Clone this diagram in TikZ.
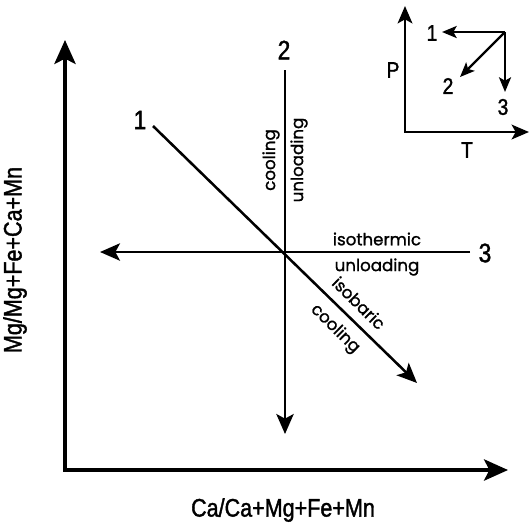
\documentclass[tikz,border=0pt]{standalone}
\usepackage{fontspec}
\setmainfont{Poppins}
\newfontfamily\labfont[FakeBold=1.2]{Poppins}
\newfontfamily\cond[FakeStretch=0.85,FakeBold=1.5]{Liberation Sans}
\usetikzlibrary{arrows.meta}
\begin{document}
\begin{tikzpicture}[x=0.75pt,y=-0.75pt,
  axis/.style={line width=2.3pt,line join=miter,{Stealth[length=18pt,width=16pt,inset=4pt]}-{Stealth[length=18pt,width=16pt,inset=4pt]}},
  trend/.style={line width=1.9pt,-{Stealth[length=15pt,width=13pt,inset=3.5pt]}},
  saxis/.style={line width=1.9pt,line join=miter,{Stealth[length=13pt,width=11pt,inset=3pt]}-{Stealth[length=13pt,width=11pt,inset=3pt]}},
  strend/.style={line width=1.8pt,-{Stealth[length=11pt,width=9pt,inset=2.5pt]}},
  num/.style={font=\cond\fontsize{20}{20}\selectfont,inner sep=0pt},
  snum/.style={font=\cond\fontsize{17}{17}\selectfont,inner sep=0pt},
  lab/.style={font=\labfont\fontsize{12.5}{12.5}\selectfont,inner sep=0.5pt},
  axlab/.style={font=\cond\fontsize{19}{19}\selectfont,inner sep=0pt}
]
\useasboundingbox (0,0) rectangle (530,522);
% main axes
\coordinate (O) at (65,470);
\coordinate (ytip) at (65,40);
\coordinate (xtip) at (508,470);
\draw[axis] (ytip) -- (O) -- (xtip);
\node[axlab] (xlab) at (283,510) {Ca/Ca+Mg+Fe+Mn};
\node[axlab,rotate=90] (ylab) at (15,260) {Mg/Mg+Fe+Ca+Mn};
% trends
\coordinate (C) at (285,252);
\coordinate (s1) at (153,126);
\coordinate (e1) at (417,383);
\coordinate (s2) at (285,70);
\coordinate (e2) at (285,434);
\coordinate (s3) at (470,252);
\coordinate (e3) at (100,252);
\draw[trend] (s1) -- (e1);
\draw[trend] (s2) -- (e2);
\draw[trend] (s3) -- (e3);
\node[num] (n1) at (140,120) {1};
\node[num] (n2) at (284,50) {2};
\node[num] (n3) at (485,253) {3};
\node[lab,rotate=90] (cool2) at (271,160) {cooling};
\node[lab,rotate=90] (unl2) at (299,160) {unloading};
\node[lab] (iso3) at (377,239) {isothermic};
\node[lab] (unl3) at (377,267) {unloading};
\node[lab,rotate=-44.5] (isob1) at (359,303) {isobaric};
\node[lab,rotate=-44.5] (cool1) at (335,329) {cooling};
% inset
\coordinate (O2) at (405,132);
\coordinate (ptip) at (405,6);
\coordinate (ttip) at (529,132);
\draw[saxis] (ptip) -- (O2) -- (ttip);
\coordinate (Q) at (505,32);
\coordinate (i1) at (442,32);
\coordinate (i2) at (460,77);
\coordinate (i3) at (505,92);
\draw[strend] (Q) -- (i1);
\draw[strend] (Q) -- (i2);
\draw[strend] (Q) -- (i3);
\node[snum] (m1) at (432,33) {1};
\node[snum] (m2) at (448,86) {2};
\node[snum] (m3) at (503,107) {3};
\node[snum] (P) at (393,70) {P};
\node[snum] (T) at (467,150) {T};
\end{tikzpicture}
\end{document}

## [Task goal]
Reproduce all of the data exactly; the pictures do not belong in the copy.

## [Output for this exercise]
Clone this diagram in TikZ.
\documentclass[tikz,border=0pt]{standalone}
\usepackage{fontspec}
\setmainfont{Poppins}
\newfontfamily\labfont[FakeBold=1.2]{Poppins}
\newfontfamily\cond[FakeStretch=0.85,FakeBold=1.5]{Liberation Sans}
\usetikzlibrary{arrows.meta}
\begin{document}
\begin{tikzpicture}[x=0.75pt,y=-0.75pt,
  axis/.style={line width=2.3pt,line join=miter,{Stealth[length=18pt,width=16pt,inset=4pt]}-{Stealth[length=18pt,width=16pt,inset=4pt]}},
  trend/.style={line width=1.9pt,-{Stealth[length=15pt,width=13pt,inset=3.5pt]}},
  saxis/.style={line width=1.9pt,line join=miter,{Stealth[length=13pt,width=11pt,inset=3pt]}-{Stealth[length=13pt,width=11pt,inset=3pt]}},
  strend/.style={line width=1.8pt,-{Stealth[length=11pt,width=9pt,inset=2.5pt]}},
  num/.style={font=\cond\fontsize{20}{20}\selectfont,inner sep=0pt},
  snum/.style={font=\cond\fontsize{17}{17}\selectfont,inner sep=0pt},
  lab/.style={font=\labfont\fontsize{12.5}{12.5}\selectfont,inner sep=0.5pt},
  axlab/.style={font=\cond\fontsize{19}{19}\selectfont,inner sep=0pt}
]
\useasboundingbox (0,0) rectangle (530,522);
% main axes
\coordinate (O) at (65,470);
\coordinate (ytip) at (65,40);
\coordinate (xtip) at (508,470);
\draw[axis] (ytip) -- (O) -- (xtip);
\node[axlab] (xlab) at (283,510) {Ca/Ca+Mg+Fe+Mn};
\node[axlab,rotate=90] (ylab) at (15,260) {Mg/Mg+Fe+Ca+Mn};
% trends
\coordinate (C) at (285,252);
\coordinate (s1) at (153,126);
\coordinate (e1) at (417,383);
\coordinate (s2) at (285,70);
\coordinate (e2) at (285,434);
\coordinate (s3) at (470,252);
\coordinate (e3) at (100,252);
\draw[trend] (s1) -- (e1);
\draw[trend] (s2) -- (e2);
\draw[trend] (s3) -- (e3);
\node[num] (n1) at (140,120) {1};
\node[num] (n2) at (284,50) {2};
\node[num] (n3) at (485,253) {3};
\node[lab,rotate=90] (cool2) at (271,160) {cooling};
\node[lab,rotate=90] (unl2) at (299,160) {unloading};
\node[lab] (iso3) at (377,239) {isothermic};
\node[lab] (unl3) at (377,267) {unloading};
\node[lab,rotate=-44.5] (isob1) at (359,303) {isobaric};
\node[lab,rotate=-44.5] (cool1) at (335,329) {cooling};
% inset
\coordinate (O2) at (405,132);
\coordinate (ptip) at (405,6);
\coordinate (ttip) at (529,132);
\draw[saxis] (ptip) -- (O2) -- (ttip);
\coordinate (Q) at (505,32);
\coordinate (i1) at (442,32);
\coordinate (i2) at (460,77);
\coordinate (i3) at (505,92);
\draw[strend] (Q) -- (i1);
\draw[strend] (Q) -- (i2);
\draw[strend] (Q) -- (i3);
\node[snum] (m1) at (432,33) {1};
\node[snum] (m2) at (448,86) {2};
\node[snum] (m3) at (503,107) {3};
\node[snum] (P) at (393,70) {P};
\node[snum] (T) at (467,150) {T};
\end{tikzpicture}
\end{document}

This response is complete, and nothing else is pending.